Posted by Stephen G. Gordon in Trends in Divorce

THE GOOD NEWS!! The number of divorces is increasing! Well, that’s the good news to those economists who see the increase in the number of divorces as evidence of an improving economy. Since the 2008 economic crises and the Great Recession many couples simply could not afford to divorce. During the recession, in 2009, the U.S. divorce rate hit a 40-year low. Locally, 2009 marked a low in Westchester and Dutchess counties and a near low in Putnam County. It was not the cost of the divorce process itself that forced unhappy marrieds to stay together; it was the hard reality that post-divorce life was just too expensive to manage. It was often considered impossible to stretch limited family income to cover the costs of two separate households. So the number of divorces decreased as the economy tanked. But for the past three years, the divorce rate locally, statewide and nationally is on the rise so it now appears that the economy has improved.

THE NOT-SO-GOOD NEWS!! The number of divorces is increasing!

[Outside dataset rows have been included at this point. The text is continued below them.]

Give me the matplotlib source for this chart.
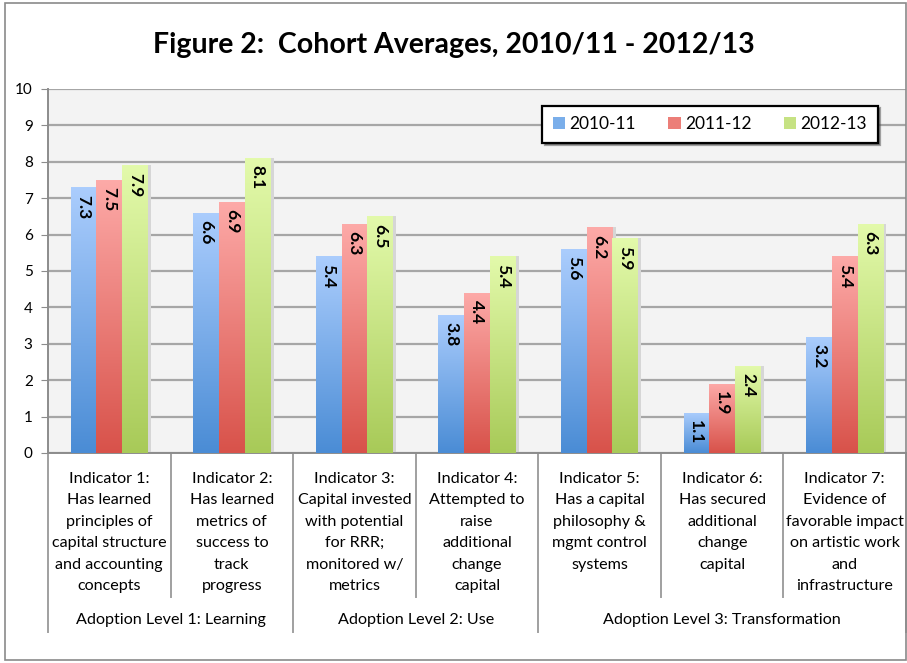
import matplotlib.pyplot as plt
import numpy as np
from matplotlib.colors import LinearSegmentedColormap
from matplotlib.patches import Patch, Rectangle

plt.rcParams['font.family'] = ['Lato', 'DejaVu Sans']

indicators = [
    'Indicator 1:\nHas learned\nprinciples of\ncapital structure\nand accounting\nconcepts',
    'Indicator 2:\nHas learned\nmetrics of\nsuccess to\ntrack\nprogress',
    'Indicator 3:\nCapital invested\nwith potential\nfor RRR;\nmonitored w/\nmetrics',
    'Indicator 4:\nAttempted to\nraise\nadditional\nchange\ncapital',
    'Indicator 5:\nHas a capital\nphilosophy &\nmgmt control\nsystems',
    'Indicator 6:\nHas secured\nadditional\nchange\ncapital',
    'Indicator 7:\nEvidence of\nfavorable impact\non artistic work\nand\ninfrastructure',
]
levels = ['Adoption Level 1: Learning', 'Adoption Level 2: Use',
          'Adoption Level 3: Transformation']
level_bounds = [0, 2, 4, 7]

series = ['2010-11', '2011-12', '2012-13']
v2010 = [7.3, 6.6, 5.4, 3.8, 5.6, 1.1, 3.2]
v2011 = [7.5, 6.9, 6.3, 4.4, 6.2, 1.9, 5.4]
v2012 = [7.9, 8.1, 6.5, 5.4, 5.9, 2.4, 6.3]

# (top, bottom) gradient colours per series
grads = [('#abcdfd', '#4a8cd5'), ('#fdaaa8', '#d8524a'), ('#e3faab', '#a8ca58')]
mids = ['#7aaeea', '#ec7e78', '#c6e283']

fig = plt.figure(figsize=(9.07, 6.63), dpi=100)
fig.patch.set_facecolor('white')
fig.patches.append(Rectangle((5 / 907, 3 / 663), 901 / 907, 657 / 663,
                             transform=fig.transFigure, fill=False,
                             edgecolor='#8a8a8a', linewidth=1.2))

ax = fig.add_axes([48 / 907, 1 - 453 / 663, 858 / 907, 364 / 663])
ax.set_facecolor('#f3f3f3')

x = np.arange(len(indicators))
w = 0.21
ramp = np.linspace(0, 1, 256).reshape(-1, 1)
for k, vals in enumerate([v2010, v2011, v2012]):
    pos = x + (k - 1) * w
    # soft shadow
    ax.bar(pos + 0.025, vals, w, color='#d6d6d6', zorder=2)
    bars = ax.bar(pos, vals, w, color='none', zorder=3)
    cmap = LinearSegmentedColormap.from_list('g%d' % k, list(grads[k]))
    for b, v in zip(bars, vals):
        x0 = b.get_x()
        im = ax.imshow(ramp, extent=[x0, x0 + w, 0, v], cmap=cmap,
                       aspect='auto', zorder=3.5)
        im.set_clip_path(b)
        ax.text(b.get_x() + w / 2, v - 0.2, f'{v:.1f}', rotation=-90,
                ha='center', va='top', fontsize=12.5, fontweight='bold',
                zorder=5)

ax.set_xlim(-0.5, len(indicators) - 0.5)
ax.set_ylim(0, 10)
ax.set_yticks(range(11))
ax.set_xticks([])
ax.yaxis.grid(True, color='#a6a6a6', linewidth=1.6, zorder=1)
ax.set_axisbelow(True)
ax.tick_params(axis='y', length=5, color='#8c8c8c', labelsize=11, pad=6)
for s in ['top', 'right']:
    ax.spines[s].set_visible(False)
for s in ['left', 'bottom']:
    ax.spines[s].set_color('#8c8c8c')
    ax.spines[s].set_linewidth(1.4)

tr = ax.get_xaxis_transform()
for i, lab in enumerate(indicators):
    ax.text(i, -0.052, lab, transform=tr, ha='center', va='top',
            fontsize=11.6, linespacing=1.68)
for j in range(1, len(indicators)):
    if j not in level_bounds:
        ax.plot([j - 0.5, j - 0.5], [0, -0.396], transform=tr, clip_on=False,
                color='#a0a0a0', linewidth=1.4)
for b in level_bounds:
    ax.plot([b - 0.5, b - 0.5], [0, -0.492], transform=tr, clip_on=False,
            color='#a0a0a0', linewidth=1.4)
for lev, a, b in zip(levels, level_bounds[:-1], level_bounds[1:]):
    ax.text((a + b - 1) / 2, -0.459, lev, transform=tr, ha='center',
            va='center', fontsize=11.6)

handles = [Patch(facecolor=c) for c in mids]
leg = ax.legend(handles, series, ncol=3, loc='center',
                bbox_to_anchor=(0.566, 0.843, 0.411, 0.121), mode='expand',
                fontsize=12.5, frameon=True, fancybox=False, shadow=True,
                handlelength=0.7, handleheight=0.7, handletextpad=0.25,
                borderpad=0.6, framealpha=1)
leg.get_frame().set_edgecolor('black')
leg.get_frame().set_linewidth(1.6)
leg.set_zorder(10)

fig.text(0.5, 1 - 45 / 663, 'Figure 2:  Cohort Averages, 2010/11 - 2012/13',
         ha='center', va='center', fontsize=20.5, fontweight='bold')

fig.savefig('out.png', dpi=100)
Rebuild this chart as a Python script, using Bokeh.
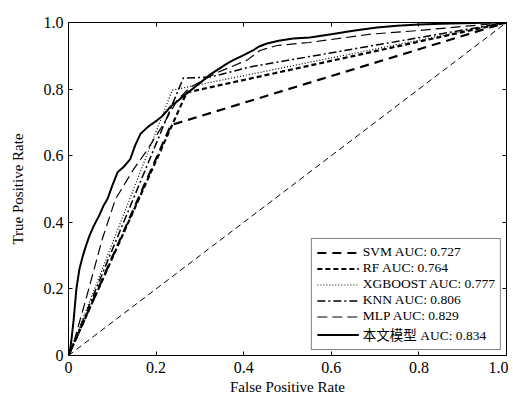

Ours is still a society that values marriage and family. From that perspective, any increase in the number of divorces would be viewed as a reflection of a deteriorating society heading towards greater instability. What can be considered a positive economically it is often thought to be a negative socially.

THE STATISTICS (Click Here)  Even as population in the counties of Westchester, Dutchess and Putnam has seen a general, modest increase since 2001, the number of divorces has generally declined in all three counties over the last 13 years. These statistics beg the question: Why? The statistics indicate that economic reality trumps emotional need.

Economic instability increases pressures within a marriage. During tough economic times those pressures increase the emotional need to divorce and would thus tend to increase the number of divorces. So if the emotional need for divorce increases while the divorce rate drops, it must be attributed to the economics. However, Collaborative Divorce makes it possible to overcome the cold, cruel fiscal realities that sometimes preclude couples from divorcing. It still may be possible to divorce even in the throes of a Great Recession…if couples opt to utilize Collaborative Divorce.

All too often traditional, litigated divorce exacerbates acrimony, bitterness, turmoil, unresolved conflict and the collapse of a functioning family that can remain supportive of the children. However, the Collaborative Divorce process is designed specifically to minimize and even eliminate those ugly, destructive ramifications. Collaborative Divorce provides a viable means to restructure a family in a positive and productive manner that best meets the competing interests of the parties and the essential needs of the children. When couples utilize the Collaborative Divorce process, they focus their energy and effort into problem solving – specifically finding solutions to the problem of stretching thin revenues and resources. When spouses concern themselves not only with their own personal “best interests” but also the best interests of the children and even the other spouse, solutions that remain unexplored and hidden in the adversarial battle of traditional litigated divorce can be devised and implemented.